The question though is an ICR that relevant. If Facebook is accessed, then the ICR should contain a URL to Facebook.

So the ICR would be something like

2015–11–09 T 11:20 UTC 111.123.111.123 https://www.facebook.com/

The first bit is the data/time in UTC followed by the IP address of the requestor and then the URL accessed (there’s probably other information stored like source port and destination port, where the source port is usually a number above 1024 and the destination port 80 for http and 443 for https).

That may be useful for the authorities, but it doesn’t give much information, yes that authorities know you accessed Facebook, but not what you’ve done on Facebook.

The authorities may be luckier with Google searches as they can embed the search string in the first query.

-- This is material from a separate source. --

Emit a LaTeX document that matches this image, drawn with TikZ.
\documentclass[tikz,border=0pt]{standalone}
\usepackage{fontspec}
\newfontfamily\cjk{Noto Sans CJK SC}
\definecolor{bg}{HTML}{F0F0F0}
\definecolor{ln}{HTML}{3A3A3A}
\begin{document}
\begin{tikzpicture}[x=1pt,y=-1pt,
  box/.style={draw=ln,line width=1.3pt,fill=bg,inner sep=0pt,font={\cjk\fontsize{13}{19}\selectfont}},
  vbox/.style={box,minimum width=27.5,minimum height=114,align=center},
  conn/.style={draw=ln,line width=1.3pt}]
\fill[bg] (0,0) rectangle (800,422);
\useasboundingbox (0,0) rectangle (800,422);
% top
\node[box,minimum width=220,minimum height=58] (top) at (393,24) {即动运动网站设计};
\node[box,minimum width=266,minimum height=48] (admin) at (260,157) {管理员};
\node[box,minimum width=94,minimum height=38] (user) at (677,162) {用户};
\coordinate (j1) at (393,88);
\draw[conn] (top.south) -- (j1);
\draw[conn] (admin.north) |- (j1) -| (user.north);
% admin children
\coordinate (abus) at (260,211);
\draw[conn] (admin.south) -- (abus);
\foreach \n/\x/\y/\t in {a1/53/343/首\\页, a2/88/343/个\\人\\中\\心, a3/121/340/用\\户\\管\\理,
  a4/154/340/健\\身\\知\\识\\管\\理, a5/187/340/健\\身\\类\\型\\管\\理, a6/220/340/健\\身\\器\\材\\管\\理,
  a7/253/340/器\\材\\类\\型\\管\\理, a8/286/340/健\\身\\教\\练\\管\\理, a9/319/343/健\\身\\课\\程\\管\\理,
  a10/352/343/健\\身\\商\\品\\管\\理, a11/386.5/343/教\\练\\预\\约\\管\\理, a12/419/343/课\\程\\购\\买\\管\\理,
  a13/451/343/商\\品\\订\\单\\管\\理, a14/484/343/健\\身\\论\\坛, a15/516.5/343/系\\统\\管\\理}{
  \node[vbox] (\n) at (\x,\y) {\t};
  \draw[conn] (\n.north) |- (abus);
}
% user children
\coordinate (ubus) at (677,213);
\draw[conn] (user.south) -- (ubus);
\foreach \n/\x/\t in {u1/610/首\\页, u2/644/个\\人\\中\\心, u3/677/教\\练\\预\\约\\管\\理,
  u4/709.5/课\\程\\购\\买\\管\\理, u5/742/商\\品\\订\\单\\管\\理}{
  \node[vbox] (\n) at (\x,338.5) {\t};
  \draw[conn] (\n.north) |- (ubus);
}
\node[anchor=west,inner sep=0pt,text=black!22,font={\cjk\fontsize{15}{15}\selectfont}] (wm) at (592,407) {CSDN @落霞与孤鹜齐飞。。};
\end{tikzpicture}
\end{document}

So something like http://google.co.uk/search?q=query+goes+here (there’s also a lot more that can be appended following another ? which relate to query parameters).

However say you’re using Facebook Messenger, aha the authorities want to know who you’re talking to. Unfortunately most IP communications programs don’t work that way, the client connects to the messaging server over a SINGLE connection and all communications goes over that single connection, so all the authorities know is that you were using Facebook Messenger and that’s it. That could be useful as if they have that data, they can then go with a warrant to Facebook and ask them to give up the information on who you were messaging, but then they’re probably doing that anyway …

So in this case you’d get

2015–11–09 T 11:20 UTC 111.123.111.123 (port) messenger.facebook.com (port)

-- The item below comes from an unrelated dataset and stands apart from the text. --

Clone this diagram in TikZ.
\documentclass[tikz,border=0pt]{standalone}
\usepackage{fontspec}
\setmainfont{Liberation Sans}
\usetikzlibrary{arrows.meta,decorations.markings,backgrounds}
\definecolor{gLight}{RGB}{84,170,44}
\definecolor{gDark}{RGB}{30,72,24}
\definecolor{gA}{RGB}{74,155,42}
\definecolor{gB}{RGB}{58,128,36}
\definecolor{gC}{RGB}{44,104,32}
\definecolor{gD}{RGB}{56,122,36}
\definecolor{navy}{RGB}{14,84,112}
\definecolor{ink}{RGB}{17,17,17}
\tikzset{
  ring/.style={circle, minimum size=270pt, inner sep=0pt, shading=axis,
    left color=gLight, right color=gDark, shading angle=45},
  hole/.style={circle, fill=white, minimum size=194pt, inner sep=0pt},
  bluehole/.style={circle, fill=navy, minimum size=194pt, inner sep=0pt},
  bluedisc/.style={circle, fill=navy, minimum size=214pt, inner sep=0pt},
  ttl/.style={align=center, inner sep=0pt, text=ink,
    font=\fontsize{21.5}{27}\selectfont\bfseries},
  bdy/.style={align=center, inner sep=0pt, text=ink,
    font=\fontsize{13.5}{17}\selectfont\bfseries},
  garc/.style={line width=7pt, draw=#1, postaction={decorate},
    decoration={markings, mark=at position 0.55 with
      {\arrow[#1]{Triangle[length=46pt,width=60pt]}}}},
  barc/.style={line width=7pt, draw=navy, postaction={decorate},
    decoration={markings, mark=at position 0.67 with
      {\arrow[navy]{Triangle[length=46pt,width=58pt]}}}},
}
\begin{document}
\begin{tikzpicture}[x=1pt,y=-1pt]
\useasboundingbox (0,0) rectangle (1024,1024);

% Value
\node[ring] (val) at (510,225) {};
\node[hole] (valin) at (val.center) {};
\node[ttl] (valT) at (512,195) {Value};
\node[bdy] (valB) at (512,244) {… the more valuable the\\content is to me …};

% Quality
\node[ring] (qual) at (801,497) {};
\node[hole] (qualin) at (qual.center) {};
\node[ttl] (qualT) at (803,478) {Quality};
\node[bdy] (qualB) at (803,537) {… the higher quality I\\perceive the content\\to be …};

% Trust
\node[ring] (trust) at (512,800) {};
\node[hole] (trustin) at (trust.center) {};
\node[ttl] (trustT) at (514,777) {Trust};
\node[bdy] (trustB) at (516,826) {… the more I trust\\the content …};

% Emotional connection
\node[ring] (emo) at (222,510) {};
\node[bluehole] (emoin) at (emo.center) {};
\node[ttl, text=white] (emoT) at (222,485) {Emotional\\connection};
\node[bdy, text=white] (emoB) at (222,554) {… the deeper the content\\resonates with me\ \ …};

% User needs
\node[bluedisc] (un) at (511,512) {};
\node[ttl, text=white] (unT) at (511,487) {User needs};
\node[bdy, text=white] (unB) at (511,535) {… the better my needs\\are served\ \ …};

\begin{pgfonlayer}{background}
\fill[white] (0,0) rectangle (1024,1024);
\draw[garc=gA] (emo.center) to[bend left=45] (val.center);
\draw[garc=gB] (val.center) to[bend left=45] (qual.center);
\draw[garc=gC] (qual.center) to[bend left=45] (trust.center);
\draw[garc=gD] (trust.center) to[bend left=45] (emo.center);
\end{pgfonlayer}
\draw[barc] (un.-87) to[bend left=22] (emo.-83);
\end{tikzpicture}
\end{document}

No John is speaking to James.

So unless the ISP has to delve into the packet stream and extract information from it, it’s probably not a huge amount of useful information (and deep packet inspection is extremely costly in terms of resources).

Worse if the end user is using a Virtual Private Network (VPN), then they will only be one ICR and all the ICR will contain is

2015–11–09 T 11:20 UTC 111.123.111.123 (port) VPN-endpoint (port)

that will be it, as everything is tunnelled in the VPN.